> [Stated exercise]
All entries below are to be set down again, identical to the source.

> [Input for this task]
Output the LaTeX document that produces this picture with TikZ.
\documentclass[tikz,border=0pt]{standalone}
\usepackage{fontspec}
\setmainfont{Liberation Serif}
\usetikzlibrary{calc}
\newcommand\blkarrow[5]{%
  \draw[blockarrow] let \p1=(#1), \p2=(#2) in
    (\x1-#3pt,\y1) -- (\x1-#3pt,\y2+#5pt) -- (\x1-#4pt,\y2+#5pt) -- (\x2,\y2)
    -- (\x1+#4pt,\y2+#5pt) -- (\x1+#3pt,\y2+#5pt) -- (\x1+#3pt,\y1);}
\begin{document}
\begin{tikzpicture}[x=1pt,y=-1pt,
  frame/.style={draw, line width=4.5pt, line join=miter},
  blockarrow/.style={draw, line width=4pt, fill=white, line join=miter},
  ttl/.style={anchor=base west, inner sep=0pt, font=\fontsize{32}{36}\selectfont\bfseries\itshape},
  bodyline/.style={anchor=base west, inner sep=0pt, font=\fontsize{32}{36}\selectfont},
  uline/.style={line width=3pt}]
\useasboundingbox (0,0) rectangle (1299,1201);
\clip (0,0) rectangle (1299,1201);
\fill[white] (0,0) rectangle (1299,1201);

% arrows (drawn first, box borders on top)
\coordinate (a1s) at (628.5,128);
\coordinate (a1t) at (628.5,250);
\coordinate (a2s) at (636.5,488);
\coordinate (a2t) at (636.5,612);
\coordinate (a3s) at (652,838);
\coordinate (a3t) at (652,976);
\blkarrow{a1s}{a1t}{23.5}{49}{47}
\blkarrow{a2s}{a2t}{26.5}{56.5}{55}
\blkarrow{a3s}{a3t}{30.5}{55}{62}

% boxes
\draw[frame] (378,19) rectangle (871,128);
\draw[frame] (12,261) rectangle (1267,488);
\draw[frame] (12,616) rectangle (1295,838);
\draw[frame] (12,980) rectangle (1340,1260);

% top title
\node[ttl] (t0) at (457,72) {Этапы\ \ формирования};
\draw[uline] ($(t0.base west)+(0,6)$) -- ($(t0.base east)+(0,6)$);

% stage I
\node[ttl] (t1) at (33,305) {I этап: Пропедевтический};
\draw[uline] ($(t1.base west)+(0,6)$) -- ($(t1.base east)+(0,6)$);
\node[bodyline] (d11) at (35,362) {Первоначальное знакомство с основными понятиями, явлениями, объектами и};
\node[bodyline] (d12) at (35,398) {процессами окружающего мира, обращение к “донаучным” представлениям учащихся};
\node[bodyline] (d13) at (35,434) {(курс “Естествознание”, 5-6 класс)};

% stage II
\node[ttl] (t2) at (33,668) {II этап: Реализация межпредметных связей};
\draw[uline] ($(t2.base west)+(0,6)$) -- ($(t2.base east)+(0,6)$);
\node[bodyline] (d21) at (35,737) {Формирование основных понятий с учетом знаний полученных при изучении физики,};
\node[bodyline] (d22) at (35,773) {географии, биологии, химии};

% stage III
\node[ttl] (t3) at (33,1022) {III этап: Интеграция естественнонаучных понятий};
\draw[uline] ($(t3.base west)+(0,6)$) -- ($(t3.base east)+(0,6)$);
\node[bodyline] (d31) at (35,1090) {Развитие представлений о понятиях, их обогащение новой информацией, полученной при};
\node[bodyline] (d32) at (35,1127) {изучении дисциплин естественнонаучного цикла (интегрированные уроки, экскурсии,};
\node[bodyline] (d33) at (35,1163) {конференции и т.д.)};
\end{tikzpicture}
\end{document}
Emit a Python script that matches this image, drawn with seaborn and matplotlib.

> [Task answer]
Output the LaTeX document that produces this picture with TikZ.
\documentclass[tikz,border=0pt]{standalone}
\usepackage{fontspec}
\setmainfont{Liberation Serif}
\usetikzlibrary{calc}
\newcommand\blkarrow[5]{%
  \draw[blockarrow] let \p1=(#1), \p2=(#2) in
    (\x1-#3pt,\y1) -- (\x1-#3pt,\y2+#5pt) -- (\x1-#4pt,\y2+#5pt) -- (\x2,\y2)
    -- (\x1+#4pt,\y2+#5pt) -- (\x1+#3pt,\y2+#5pt) -- (\x1+#3pt,\y1);}
\begin{document}
\begin{tikzpicture}[x=1pt,y=-1pt,
  frame/.style={draw, line width=4.5pt, line join=miter},
  blockarrow/.style={draw, line width=4pt, fill=white, line join=miter},
  ttl/.style={anchor=base west, inner sep=0pt, font=\fontsize{32}{36}\selectfont\bfseries\itshape},
  bodyline/.style={anchor=base west, inner sep=0pt, font=\fontsize{32}{36}\selectfont},
  uline/.style={line width=3pt}]
\useasboundingbox (0,0) rectangle (1299,1201);
\clip (0,0) rectangle (1299,1201);
\fill[white] (0,0) rectangle (1299,1201);

% arrows (drawn first, box borders on top)
\coordinate (a1s) at (628.5,128);
\coordinate (a1t) at (628.5,250);
\coordinate (a2s) at (636.5,488);
\coordinate (a2t) at (636.5,612);
\coordinate (a3s) at (652,838);
\coordinate (a3t) at (652,976);
\blkarrow{a1s}{a1t}{23.5}{49}{47}
\blkarrow{a2s}{a2t}{26.5}{56.5}{55}
\blkarrow{a3s}{a3t}{30.5}{55}{62}

% boxes
\draw[frame] (378,19) rectangle (871,128);
\draw[frame] (12,261) rectangle (1267,488);
\draw[frame] (12,616) rectangle (1295,838);
\draw[frame] (12,980) rectangle (1340,1260);

% top title
\node[ttl] (t0) at (457,72) {Этапы\ \ формирования};
\draw[uline] ($(t0.base west)+(0,6)$) -- ($(t0.base east)+(0,6)$);

% stage I
\node[ttl] (t1) at (33,305) {I этап: Пропедевтический};
\draw[uline] ($(t1.base west)+(0,6)$) -- ($(t1.base east)+(0,6)$);
\node[bodyline] (d11) at (35,362) {Первоначальное знакомство с основными понятиями, явлениями, объектами и};
\node[bodyline] (d12) at (35,398) {процессами окружающего мира, обращение к “донаучным” представлениям учащихся};
\node[bodyline] (d13) at (35,434) {(курс “Естествознание”, 5-6 класс)};

% stage II
\node[ttl] (t2) at (33,668) {II этап: Реализация межпредметных связей};
\draw[uline] ($(t2.base west)+(0,6)$) -- ($(t2.base east)+(0,6)$);
\node[bodyline] (d21) at (35,737) {Формирование основных понятий с учетом знаний полученных при изучении физики,};
\node[bodyline] (d22) at (35,773) {географии, биологии, химии};

% stage III
\node[ttl] (t3) at (33,1022) {III этап: Интеграция естественнонаучных понятий};
\draw[uline] ($(t3.base west)+(0,6)$) -- ($(t3.base east)+(0,6)$);
\node[bodyline] (d31) at (35,1090) {Развитие представлений о понятиях, их обогащение новой информацией, полученной при};
\node[bodyline] (d32) at (35,1127) {изучении дисциплин естественнонаучного цикла (интегрированные уроки, экскурсии,};
\node[bodyline] (d33) at (35,1163) {конференции и т.д.)};
\end{tikzpicture}
\end{document}
Emit a Python script that matches this image, drawn with seaborn and matplotlib.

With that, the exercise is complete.